La transformation d’homme en femme et inversement a pendant longtemps été une source d’humour passablement graveleux au cinéma. Même dans les films les plus délicats de ce point de vue-là, qui voyaient des réalisateurs de la trempe de Billy Wilder (Certains l’aiment chaud) ou Blake Edwards (Dans la peau d’une blonde) s’amuser avec des travestissements plus ou moins définitifs, un ton railleur prévaut qui n’incite guère à prendre au sérieux cette question de mœurs et de moralité. Dans Docteur Jekyll et Sister Hyde, le trouble s’installe davantage du côté de la sensualité, plus ou moins bien assumée selon les changements de sexe cycliques. Le va-et-vient entre l’homme, complètement absorbé par son travail et par conséquent assez indifférent aux avances de la voisine du dessus, et la femme, mettant au contraire en valeur son corps qui lui sert d’arme de séduction massive, instaure ainsi le climat d’un érotisme à peine jouissif. A aucun moment, le personnage principal n’a en effet le droit de s’adonner aux plaisirs de la chair, puisque sa mauvaise conscience caricaturale le rappelle régulièrement à l’ordre. Au lieu d’élargir cette contradiction des désirs et des fantasmes vers le champ d’une sexualité débridée, le scénario préfère privilégier le revirement psychologique vers une concurrence meurtrière qui borde à l’autodestruction et qui se solde, sans surprise, par la mort.
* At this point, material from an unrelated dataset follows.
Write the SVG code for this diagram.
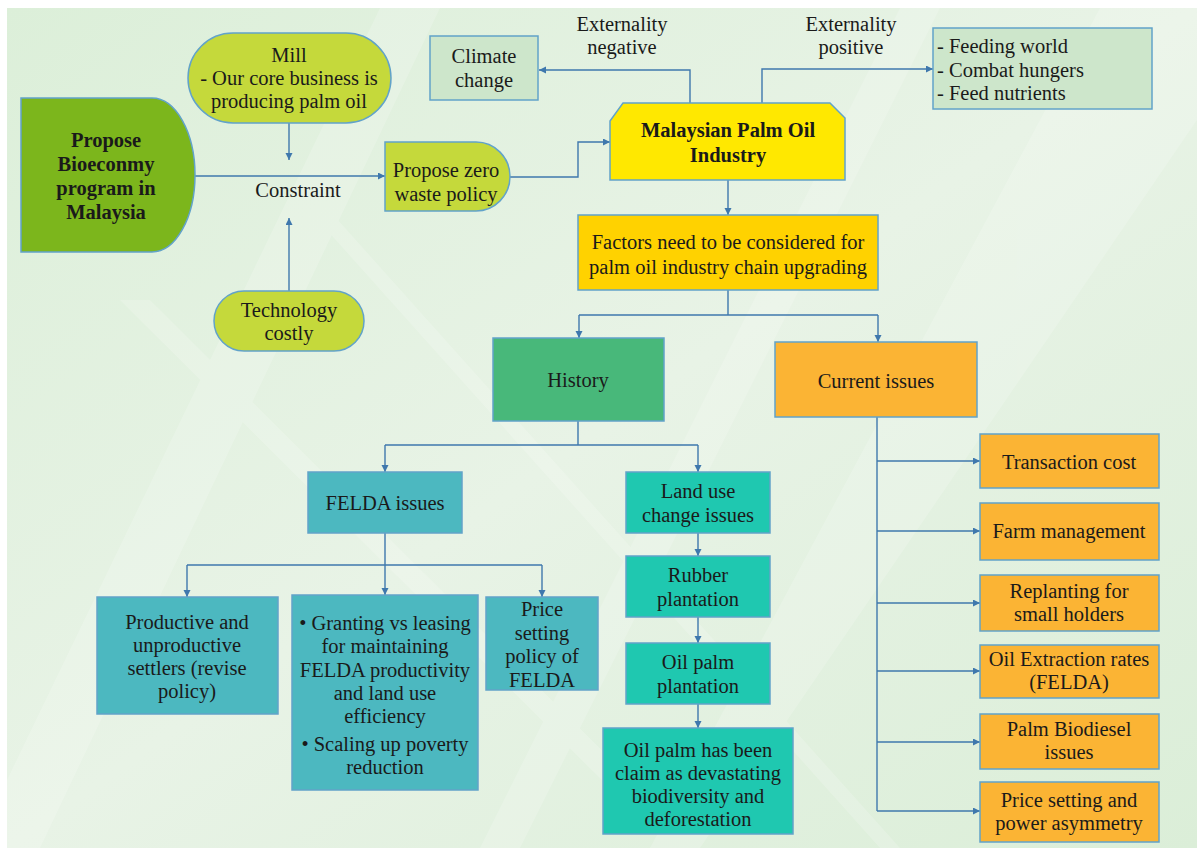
<svg xmlns="http://www.w3.org/2000/svg" width="1203" height="853" viewBox="0 0 1203 853">
<defs>
<linearGradient id="bg" x1="0" y1="0" x2="1" y2="1">
<stop offset="0" stop-color="#dcefd9"/>
<stop offset="0.5" stop-color="#e8f3e6"/>
<stop offset="1" stop-color="#dbeed8"/>
</linearGradient>
<marker id="ah" markerUnits="userSpaceOnUse" markerWidth="8" markerHeight="8" refX="7" refY="3.5" orient="auto">
<path d="M0,0 L7,3.5 L0,7 Z" fill="#3f78ad"/>
</marker>
<style>
.n{stroke:#62a3c9;stroke-width:1.5}
#conn path{fill:none;stroke:#3f78ad;stroke-width:1.4}
.ar{marker-end:url(#ah)}
.lime{fill:#c5d93b}
.teal{fill:#4cb8c0}
.turq{fill:#1fc8b0}
.orng{fill:#fbb434}
.pale{fill:#cde6cb}
</style>
</defs>
<rect x="0" y="0" width="1203" height="853" fill="#ffffff"/>
<rect x="7" y="8" width="1190" height="840" fill="url(#bg)"/>
<g opacity="0.18" fill="#ffffff">
<polygon points="380,8 440,8 40,848 7,848 7,780"/>
<polygon points="900,8 940,8 520,848 480,848"/>
<polygon points="1100,8 1197,8 1197,120 700,848 650,848"/>
<polygon points="120,300 150,300 700,848 670,848"/>
<polygon points="300,200 320,200 900,848 880,848"/>
</g>

<g id="conn">
<path class="ar" d="M195,176 H385"/>
<path class="ar" d="M289,123 V160"/>
<path class="ar" d="M289,291 V218"/>
<path class="ar" d="M510,177 H578 V142 H610"/>
<path class="ar" d="M690,103 V70 H539"/>
<path class="ar" d="M762,103 V69 H933"/>
<path class="ar" d="M728,180 V215"/>
<path d="M728,290 V315 M579,315 H878"/>
<path class="ar" d="M579,315 V338"/>
<path class="ar" d="M878,315 V342"/>
<path d="M578,421 V445 M385,445 H698"/>
<path class="ar" d="M385,445 V472"/>
<path class="ar" d="M698,445 V472"/>
<path class="ar" d="M698,533 V556"/>
<path class="ar" d="M698,617 V643"/>
<path class="ar" d="M698,704 V728"/>
<path d="M385,533 V565 M187,565 H542"/>
<path class="ar" d="M187,565 V597"/>
<path class="ar" d="M385,565 V595"/>
<path class="ar" d="M542,565 V597"/>
<path d="M877,417 V811"/>
<path class="ar" d="M877,461 H980"/>
<path class="ar" d="M877,531 H980"/>
<path class="ar" d="M877,603 H980"/>
<path class="ar" d="M877,671 H980"/>
<path class="ar" d="M877,742 H980"/>
<path class="ar" d="M877,811 H980"/>
</g>

<g font-size="20.5" fill="#1a1a1a" text-anchor="middle">
<g id="labels">
<text style="font-family:'Liberation Serif',serif" x="622" y="31">Externality</text>
<text style="font-family:'Liberation Serif',serif" x="622" y="54">negative</text>
<text style="font-family:'Liberation Serif',serif" x="851" y="31">Externality</text>
<text style="font-family:'Liberation Serif',serif" x="851" y="54">positive</text>
<text style="font-family:'Liberation Serif',serif" x="298" y="197">Constraint</text>
</g>

<g id="bioeconomy">
<path class="n" d="M21,98 H152 A43,77 0 0 1 152,252 H21 Z" fill="#7cb61c"/>
<text style="font-family:'Liberation Serif',serif" font-weight="bold" x="106" y="147">Propose</text>
<text style="font-family:'Liberation Serif',serif" font-weight="bold" x="106" y="171">Bioeconmy</text>
<text style="font-family:'Liberation Serif',serif" font-weight="bold" x="106" y="195">program in</text>
<text style="font-family:'Liberation Serif',serif" font-weight="bold" x="106" y="219">Malaysia</text>
</g>
<g id="mill">
<rect class="n lime" x="188" y="33" width="203" height="90" rx="45"/>
<text style="font-family:'Liberation Serif',serif" x="289" y="62">Mill</text>
<text style="font-family:'Liberation Serif',serif" x="289" y="85">- Our core business is</text>
<text style="font-family:'Liberation Serif',serif" x="289" y="108">producing palm oil</text>
</g>
<g id="technology">
<rect class="n lime" x="214" y="291" width="150" height="60" rx="30"/>
<text style="font-family:'Liberation Serif',serif" x="289" y="317">Technology</text>
<text style="font-family:'Liberation Serif',serif" x="289" y="340">costly</text>
</g>
<g id="zerowaste">
<path class="n lime" d="M385,142 H476 A34,34.5 0 0 1 476,211 H385 Z"/>
<text style="font-family:'Liberation Serif',serif" x="446" y="177">Propose zero</text>
<text style="font-family:'Liberation Serif',serif" x="446" y="201">waste policy</text>
</g>
<g id="malaysian">
<path class="n" d="M623,103 H830 L845,118 V180 H610 V121 Z" fill="#ffe800"/>
<text style="font-family:'Liberation Serif',serif" font-weight="bold" x="728" y="137">Malaysian Palm Oil</text>
<text style="font-family:'Liberation Serif',serif" font-weight="bold" x="728" y="162">Industry</text>
</g>
<g id="climate">
<rect class="n pale" x="430" y="36" width="108" height="64"/>
<text style="font-family:'Liberation Serif',serif" x="484" y="63">Climate</text>
<text style="font-family:'Liberation Serif',serif" x="484" y="87">change</text>
</g>
<g id="feeding">
<rect class="n pale" x="933" y="28" width="219" height="81"/>
<text style="font-family:'Liberation Serif',serif" text-anchor="start" x="937" y="53">- Feeding world</text>
<text style="font-family:'Liberation Serif',serif" text-anchor="start" x="937" y="77">- Combat hungers</text>
<text style="font-family:'Liberation Serif',serif" text-anchor="start" x="937" y="100">- Feed nutrients</text>
</g>
<g id="factors">
<rect class="n" x="578" y="215" width="300" height="75" fill="#ffd200"/>
<text style="font-family:'Liberation Serif',serif" x="728" y="249">Factors need to be considered for</text>
<text style="font-family:'Liberation Serif',serif" x="728" y="274">palm oil industry chain upgrading</text>
</g>
<g id="history">
<rect class="n" x="493" y="338" width="171" height="83" fill="#48b87a"/>
<text style="font-family:'Liberation Serif',serif" x="578" y="387">History</text>
</g>
<g id="current">
<rect class="n orng" x="775" y="342" width="202" height="75"/>
<text style="font-family:'Liberation Serif',serif" x="876" y="388">Current issues</text>
</g>
<g id="felda">
<rect class="n teal" x="308" y="472" width="154" height="61"/>
<text style="font-family:'Liberation Serif',serif" x="385" y="510">FELDA issues</text>
</g>
<g id="landuse">
<rect class="n turq" x="626" y="472" width="144" height="61"/>
<text style="font-family:'Liberation Serif',serif" x="698" y="498">Land use</text>
<text style="font-family:'Liberation Serif',serif" x="698" y="522">change issues</text>
</g>
<g id="rubber">
<rect class="n turq" x="626" y="556" width="144" height="61"/>
<text style="font-family:'Liberation Serif',serif" x="698" y="582">Rubber</text>
<text style="font-family:'Liberation Serif',serif" x="698" y="606">plantation</text>
</g>
<g id="oilpalm">
<rect class="n turq" x="626" y="643" width="144" height="61"/>
<text style="font-family:'Liberation Serif',serif" x="698" y="669">Oil palm</text>
<text style="font-family:'Liberation Serif',serif" x="698" y="693">plantation</text>
</g>
<g id="devastating">
<rect class="n turq" x="603" y="728" width="190" height="106"/>
<text style="font-family:'Liberation Serif',serif" x="698" y="757">Oil palm has been</text>
<text style="font-family:'Liberation Serif',serif" x="698" y="780">claim as devastating</text>
<text style="font-family:'Liberation Serif',serif" x="698" y="803">biodiversity and</text>
<text style="font-family:'Liberation Serif',serif" x="698" y="826">deforestation</text>
</g>
<g id="productive">
<rect class="n teal" x="97" y="597" width="181" height="117"/>
<text style="font-family:'Liberation Serif',serif" x="187" y="629">Productive and</text>
<text style="font-family:'Liberation Serif',serif" x="187" y="652">unproductive</text>
<text style="font-family:'Liberation Serif',serif" x="187" y="675">settlers (revise</text>
<text style="font-family:'Liberation Serif',serif" x="187" y="698">policy)</text>
</g>
<g id="granting">
<rect class="n teal" x="292" y="595" width="186" height="195"/>
<text style="font-family:'Liberation Serif',serif" x="385" y="630">• Granting vs leasing</text>
<text style="font-family:'Liberation Serif',serif" x="385" y="653">for maintaining</text>
<text style="font-family:'Liberation Serif',serif" x="385" y="677">FELDA productivity</text>
<text style="font-family:'Liberation Serif',serif" x="385" y="700">and land use</text>
<text style="font-family:'Liberation Serif',serif" x="385" y="723">efficiency</text>
<text style="font-family:'Liberation Serif',serif" x="385" y="751">• Scaling up poverty</text>
<text style="font-family:'Liberation Serif',serif" x="385" y="774">reduction</text>
</g>
<g id="pricefelda">
<rect class="n teal" x="486" y="597" width="112" height="93"/>
<text style="font-family:'Liberation Serif',serif" x="542" y="616">Price</text>
<text style="font-family:'Liberation Serif',serif" x="542" y="640">setting</text>
<text style="font-family:'Liberation Serif',serif" x="542" y="663">policy of</text>
<text style="font-family:'Liberation Serif',serif" x="542" y="687">FELDA</text>
</g>
<g id="transaction">
<rect class="n orng" x="980" y="434" width="179" height="54"/>
<text style="font-family:'Liberation Serif',serif" x="1069" y="469">Transaction cost</text>
</g>
<g id="farm">
<rect class="n orng" x="980" y="503" width="179" height="57"/>
<text style="font-family:'Liberation Serif',serif" x="1069" y="538">Farm management</text>
</g>
<g id="replanting">
<rect class="n orng" x="980" y="575" width="179" height="56"/>
<text style="font-family:'Liberation Serif',serif" x="1069" y="598">Replanting for</text>
<text style="font-family:'Liberation Serif',serif" x="1069" y="621">small holders</text>
</g>
<g id="extraction">
<rect class="n orng" x="980" y="645" width="179" height="53"/>
<text style="font-family:'Liberation Serif',serif" x="1069" y="666">Oil Extraction rates</text>
<text style="font-family:'Liberation Serif',serif" x="1069" y="689">(FELDA)</text>
</g>
<g id="biodiesel">
<rect class="n orng" x="980" y="714" width="179" height="55"/>
<text style="font-family:'Liberation Serif',serif" x="1069" y="736">Palm Biodiesel</text>
<text style="font-family:'Liberation Serif',serif" x="1069" y="759">issues</text>
</g>
<g id="pricepower">
<rect class="n orng" x="980" y="782" width="179" height="60"/>
<text style="font-family:'Liberation Serif',serif" x="1069" y="807">Price setting and</text>
<text style="font-family:'Liberation Serif',serif" x="1069" y="830">power asymmetry</text>
</g>
</g>
</svg>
L’Angleterre selon son studio le plus mythique

Si le fond de ce film d’épouvante britannique se prête donc à une étude stimulante sur la représentation de genres sexuels en pleine fluctuation, sa forme se montre tout de suite plus sage et conventionnelle. Le décor de la ville de Londres plongée dans un brouillard épais participe ainsi autant à cette impression d’un classicisme un peu poussiéreux que les transitions narratives dans le temps, pratiquement toutes agencées de la même façon. Les gueules effrayantes et vicieuses qui pullulent dans les rôles secondaires font heureusement oublier que la distribution est quasiment exempte d’acteurs de renom, même si Ralph Bates, Martine Beswick et Gerald Sim s’acquittent avec une certaine adresse de leurs emplois potentiellement ingrats. En somme, il s’agit du type de production sur lequel la maison Hammer a en quelque sorte bâti sa réputation, à savoir un film de genre entièrement fidèle aux règles d’une fiction effrayante, mais qui sait se démarquer par certains aspects – ici de l’ordre de la démystification des stéréotypes masculins et féminins – plus astucieux que dans d’autres films de série B comparables.

Conclusion

Les histoires les plus en phase avec la contradiction inhérente à la condition humaine disposent d’un éventail inépuisable de variations. Il n’est ainsi guère étonnant que, quarante ans après le Docteur Jekyll et Mister Hyde avec Fredric March, des choses pertinentes et moins dans l’air du temps que profondément universelles restaient à dire sur le dispositif de la science au service de la folie propre à l’homme … et à la femme. Docteur Jekyll et Sister Hyde n’est certes pas un chef-d’œuvre de l’écurie Hammer, mais pas non plus un film d’exploitation sans classe, qui serait seulement intéressé à tourner en dérision une thématique transgenre presque téméraire pour l’époque.